Expert view: The namecheck - or the cause?

Charities often complain that they provide free research for journalists who then fail to mention the charity. But is it worth working with the media only in return for a namecheck?

A documentary maker recently contacted our website, because it was making a series about twins. Action For Kids responded to say it was working with some identical twins who might be suitable, but wanted to clarify what might be in it for them.

The documentary maker could not promise that the charity would get a mention, so it withdrew.

With its limited resources, Action For Kids felt that helping the producer was only worth it if the programme would bring its work to a wider audience.

It's rare for this clash to occur at an early stage: a charity often assumes it will get a mention in return for helping out, and realises its error only when the programme or article appears. Even a written undertaking is no guarantee.

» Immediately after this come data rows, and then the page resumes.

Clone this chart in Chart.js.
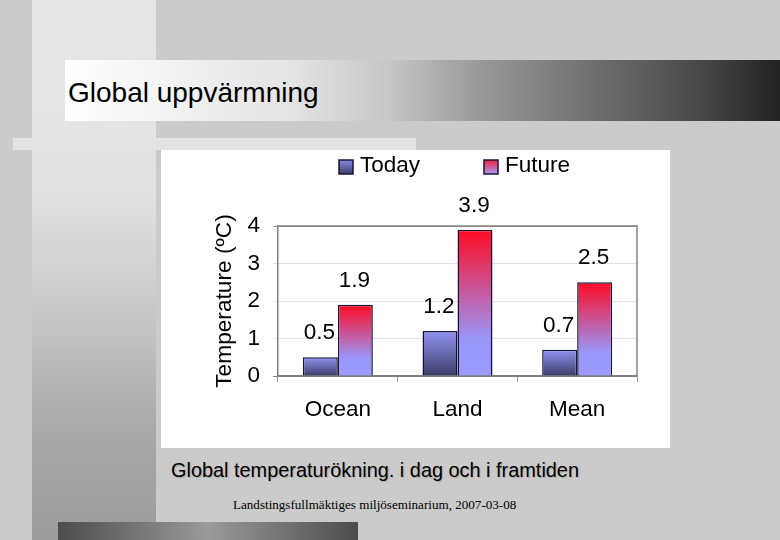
<!DOCTYPE html>
<html>
<head>
<meta charset="utf-8">
<script src="https://cdn.jsdelivr.net/npm/chart.js@4"></script>
<style>
  html, body { margin: 0; padding: 0; }
  body { width: 780px; height: 540px; background: #cbcbcb; position: relative; overflow: hidden; }
  .strip { position: absolute; left: 32px; top: 0; width: 124px; height: 540px;
    background: linear-gradient(to bottom, #e6e6e6 0, #e4e4e4 130px, #e0e0e0 200px, #d0d0d0 280px, #c6c6c6 320px, #b0b0b0 400px, #a5a5a5 460px, #9c9c9c 540px); }
  .band { position: absolute; left: 13px; top: 138px; width: 403px; height: 12px; background: #e3e3e3; }
  .titlebar { position: absolute; left: 65px; top: 60px; width: 715px; height: 61px;
    background: linear-gradient(to right, #fff 0, #e4e4e4 225px, #c8c8c8 320px, #999 415px, #707070 525px, #484848 635px, #222 715px); }
  .title { position: absolute; left: 68px; top: 77px; font: 28px "Liberation Sans", sans-serif; color: #000; white-space: nowrap; }
  .plot { position: absolute; left: 161px; top: 150px; width: 509px; height: 298px; background: #fff; }
  .caption { position: absolute; left: 171px; top: 459px; font: 19.9px "Liberation Sans", sans-serif; color: #000;
    text-shadow: 1px 1px 1px #aaa; white-space: nowrap; }
  .footer { position: absolute; left: 233px; top: 497px; font: 13.1px "Liberation Serif", serif; color: #000; white-space: nowrap; }
  .bottombar { position: absolute; left: 58px; top: 522px; width: 300px; height: 18px;
    background: linear-gradient(to right, #4c4c4c 0, #9a9a9a 50%, #4c4c4c 100%); }
</style>
</head>
<body>
<div class="strip"></div>
<div class="band"></div>
<div class="titlebar"></div>
<div class="title">Global uppvärmning</div>
<div class="plot"><canvas id="chart" width="509" height="298"></canvas></div>
<div class="caption">Global temperaturökning. i dag och i framtiden</div>
<div class="footer">Landstingsfullmäktiges miljöseminarium, 2007-03-08</div>
<div class="bottombar"></div>

<script>
const categories = ['Ocean', 'Land', 'Mean'];
const todayValues = [0.5, 1.2, 0.7];
const futureValues = [1.9, 3.9, 2.5];

const FONT = '"Liberation Sans", Arial, sans-serif';
const todayStops = [[0, '#9494f4'], [1, '#3c3c68']];
const futureStops = [[0, '#ff0a22'], [0.75, '#9a96fa'], [1, '#9a9aff']];
const legendStops = [[[0, '#8a8ae6'], [1, '#3c3c68']], [[0, '#f5203c'], [1, '#a89cf8']]];
const legendBoxX = [178, 323];

function addStops(g, stops) {
  stops.forEach(s => g.addColorStop(s[0], s[1]));
  return g;
}

// gradient runs over the height of each single bar
function barFill(stops) {
  return ctx => {
    const yScale = ctx.chart.scales.y;
    if (!yScale || ctx.raw === undefined) return stops[0][1];
    const top = yScale.getPixelForValue(ctx.raw);
    const base = yScale.getPixelForValue(0);
    // scales have no pixels yet on the first pass
    if (!Number.isFinite(top) || !Number.isFinite(base)) return stops[0][1];
    return addStops(ctx.chart.ctx.createLinearGradient(0, top, 0, base), stops);
  };
}

// plot frame, legend and the offset value labels
const extras = {
  id: 'extras',
  beforeDatasetsDraw(chart) {
    const { ctx, chartArea: a } = chart;
    ctx.save();
    ctx.strokeStyle = '#858585';
    ctx.lineWidth = 1.5;
    ctx.beginPath();
    ctx.moveTo(a.left, a.top);
    ctx.lineTo(a.right, a.top);
    ctx.lineTo(a.right, a.bottom);
    ctx.stroke();
    ctx.restore();
  },
  afterDatasetsDraw(chart) {
    const ctx = chart.ctx;
    ctx.save();
    ctx.font = '22.5px ' + FONT;
    ctx.fillStyle = '#000';
    ctx.textAlign = 'center';
    ctx.textBaseline = 'middle';
    chart.data.datasets.forEach((ds, i) => {
      chart.getDatasetMeta(i).data.forEach((bar, j) => {
        ctx.fillText(ds.data[j].toFixed(1), bar.x - 1, bar.y - 24);
      });
    });

    // the original legend sits tight against its swatches, so it is drawn here
    ctx.textAlign = 'left';
    chart.data.datasets.forEach((ds, i) => {
      const x = legendBoxX[i];
      ctx.fillStyle = addStops(ctx.createLinearGradient(0, 10, 0, 24), legendStops[i]);
      ctx.fillRect(x, 10, 14, 14);
      ctx.strokeStyle = '#14143c';
      ctx.lineWidth = 1.5;
      ctx.strokeRect(x, 10, 14, 14);
      ctx.fillStyle = '#000';
      ctx.fillText(ds.label, x + 21, 16);
    });
    ctx.restore();
  }
};

new Chart(document.getElementById('chart').getContext('2d'), {
  type: 'bar',
  data: {
    labels: categories,
    datasets: [
      { label: 'Today', data: todayValues, backgroundColor: barFill(todayStops), borderColor: '#14143c', borderWidth: 1.5 },
      { label: 'Future', data: futureValues, backgroundColor: barFill(futureStops), borderColor: '#14143c', borderWidth: 1.5 }
    ]
  },
  options: {
    responsive: false,
    animation: false,
    layout: { padding: { left: 50, right: 33, top: 76, bottom: 22 } },
    datasets: { bar: { categoryPercentage: 0.585, barPercentage: 1 } },
    plugins: {
      tooltip: { enabled: false },
      legend: { display: false }
    },
    scales: {
      x: {
        offset: true,
        grid: { display: true, drawOnChartArea: false, offset: true, tickLength: 6, color: '#999' },
        border: { color: '#808080', width: 1.5 },
        ticks: { color: '#000', padding: 14, font: { family: FONT, size: 22.5 } },
        afterFit(scale) { scale.height = 50; }
      },
      y: {
        min: 0,
        max: 4,
        grid: {
          tickLength: 5,
          color: c => (c.tick.value === 4 ? '#858585' : c.tick.value === 0 ? '#808080' : '#e2e2e2')
        },
        border: { color: '#808080', width: 1.5 },
        ticks: { stepSize: 1, color: '#000', padding: 13, font: { family: FONT, size: 22.5 } },
        title: {
          display: true,
          text: 'Temperature (ºC)',
          color: '#000',
          padding: 0,
          font: { family: FONT, size: 22.7 }
        },
        afterFit(scale) { scale.width = 67; }
      }
    }
  },
  plugins: [extras]
});
</script>
</body>
</html>
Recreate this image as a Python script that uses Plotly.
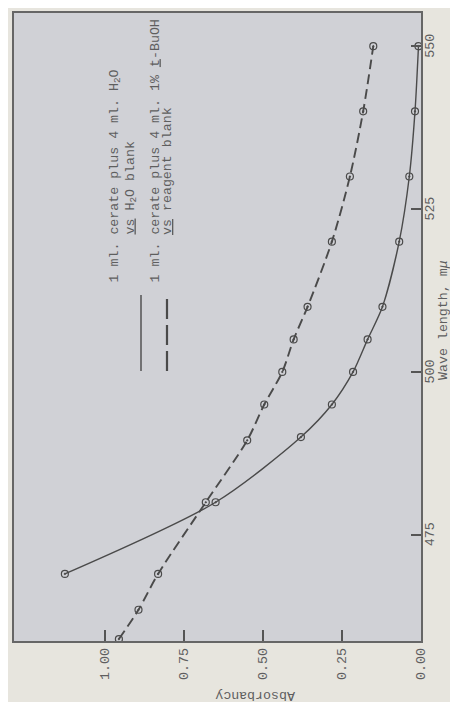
import plotly.graph_objects as go

# ---- data ----
wl_h2o = [469, 480, 490, 495, 500, 505, 510, 520, 530, 540, 550]
abs_h2o = [1.127, 0.650, 0.380, 0.282, 0.215, 0.169, 0.122, 0.069, 0.037, 0.019, 0.008]

wl_reag = [459, 463.5, 469, 480, 489.5, 495, 500, 505, 510, 520, 530, 540, 550]
abs_reag = [0.956, 0.894, 0.832, 0.681, 0.550, 0.496, 0.439, 0.403, 0.359, 0.282, 0.225, 0.183, 0.151]

abs_ticks = [0.0, 0.25, 0.5, 0.75, 1.0]
abs_ticktext = ["0.00", "0.25", "0.50", "0.75", "1.00"]
wl_ticks = [475, 500, 525, 550]
wl_ticktext = ["475", "500", "525", "550"]

legend_lines = [
    "1 ml. cerate plus 4 ml. H<sub>2</sub>O",
    "<u>vs</u> H<sub>2</sub>O blank",
    "1 ml. cerate plus 4 ml. 1% <u>t</u>-BuOH",
    "<u>vs</u> reagent blank",
]

# ---- layout geometry (pixels) ----
W, H = 458, 702
L, R, T, B = 6, 413, 5, 633
FONT = "Liberation Mono"
INK = "#4a4a4a"
TXT = "#5e5e5e"
FS = 13.3
SH = 6  # compensation for rotated annotation placement


def px(xp, yp):
    return (xp - L) / (R - L), (B - yp) / (B - T)


fig = go.Figure()
fig.add_trace(go.Scatter(
    x=abs_h2o, y=wl_h2o, mode="lines+markers",
    line=dict(color=INK, width=1.4, shape="spline", smoothing=0.8),
    marker=dict(symbol="circle-open-dot", size=7, color=INK, line=dict(width=1.2)),
    showlegend=False,
))
fig.add_trace(go.Scatter(
    x=abs_reag, y=wl_reag, mode="lines+markers",
    line=dict(color=INK, width=1.9, dash="10px,5px", shape="spline", smoothing=0.8),
    marker=dict(symbol="circle-open-dot", size=7, color=INK, line=dict(width=1.2)),
    showlegend=False,
))

# legend (rotated text)
leg_x = [113, 129, 153, 165]
leg_y = [277, 229, 277, 229]
for txt, xx, yy in zip(legend_lines, leg_x, leg_y):
    ax, ay = px(xx - SH, yy)
    fig.add_annotation(x=ax, y=ay, xref="paper", yref="paper", text=txt,
                       textangle=-90, showarrow=False, xanchor="center", yanchor="bottom",
                       font=dict(family=FONT, size=FS, color=TXT))
# legend samples
for xx, dash, w in [(133, "solid", 1.4), (159, "20px,6px", 2.2)]:
    x0, y0 = px(xx, 363)
    x1, y1 = px(xx, 287)
    fig.add_shape(type="line", xref="paper", yref="paper", x0=x0, x1=x1, y0=y0, y1=y1,
                  line=dict(color=INK, width=w, dash=dash))

# wavelength tick labels (right side, rotated)
lx, _ = px(419 - SH, 0)
for v, t in zip(wl_ticks, wl_ticktext):
    fig.add_annotation(x=lx, y=v, xref="paper", yref="y", text=t, textangle=-90,
                       showarrow=False, xanchor="left", yanchor="middle",
                       font=dict(family=FONT, size=FS, color=TXT))

# y title (right, rotated)
tx, ty = px(442 - SH, 312)
fig.add_annotation(x=tx, y=ty, xref="paper", yref="paper", text="Wave length, m<i>μ</i>",
                   textangle=-90, showarrow=False, xanchor="center", yanchor="middle",
                   font=dict(family=FONT, size=FS, color=TXT))

# x-axis title rotated 180
axx, axy = px(247, 694 - SH)
fig.add_annotation(x=axx, y=axy, xref="paper", yref="paper", text="Absorbancy",
                   textangle=180, showarrow=False, xanchor="center", yanchor="middle",
                   font=dict(family=FONT, size=FS, color=TXT))

fig.update_layout(
    width=W, height=H, template="none",
    margin=dict(l=L, r=W - R, t=T, b=H - B, autoexpand=False),
    paper_bgcolor="#e7e5de", plot_bgcolor="#d0d1d6",
    font=dict(family=FONT, size=FS, color=TXT),
    xaxis=dict(range=[(R - L) / 316.0, 0], tickvals=abs_ticks, ticktext=abs_ticktext,
               tickangle=-90, ticks="inside", ticklen=11, tickwidth=1.5, tickcolor="#555",
               showline=True, linecolor="#666", linewidth=1.5, mirror=True,
               showgrid=False, zeroline=False, automargin=False,
               tickfont=dict(family=FONT, size=FS, color=TXT)),
    yaxis=dict(range=[458.7, 555.1], side="right", tickvals=wl_ticks,
               showticklabels=False,
               ticks="inside", ticklen=10, tickwidth=1.5, tickcolor="#555",
               showline=True, linecolor="#666", linewidth=1.5, mirror=True,
               showgrid=False, zeroline=False, automargin=False),
)

fig.write_html("out.html")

A charity dealing with homeless people in London agreed to have its work featured in a short film on volunteering, on condition that the charity would get at least one mention. Emails were exchanged, but shortly before transmission the producer said the mention was no longer possible - by which time it was too late for the charity to withdraw.

Both these examples are from TV, which works to BBC or Ofcom guidelines and is thus more restricted than the press in how it deals with charities.

But there seems to be little consistency in the way charities are mentioned, and little appreciation by journalists that a week finding and looking after a case study is wasted if the viewer has no idea which charity helped out.

Nevertheless, Vivienne Parry, who writes and broadcasts on health issues, is irritated by charities that appear to lose sight of the issues they champion. "Campaigning charities that measure their effectiveness solely in terms of a namecheck in the media should go back to their articles of association and remind themselves what they are really there for," she says.

If you do a favour for a journalist, by feeding them a story or giving them a case study 'no strings attached', they will be impressed. Enver Solomon, of the Centre for Crime and Justice Studies, spends hours on the phone giving background briefings to journalists. Much of the time he doesn't expect to see his organisation's name in the article. But he knows that when he wants to promote a story journalists will answer his calls and are likely to give him a namecheck. Nothing's ever guaranteed, but by being helpful he stores up a fund of goodwill.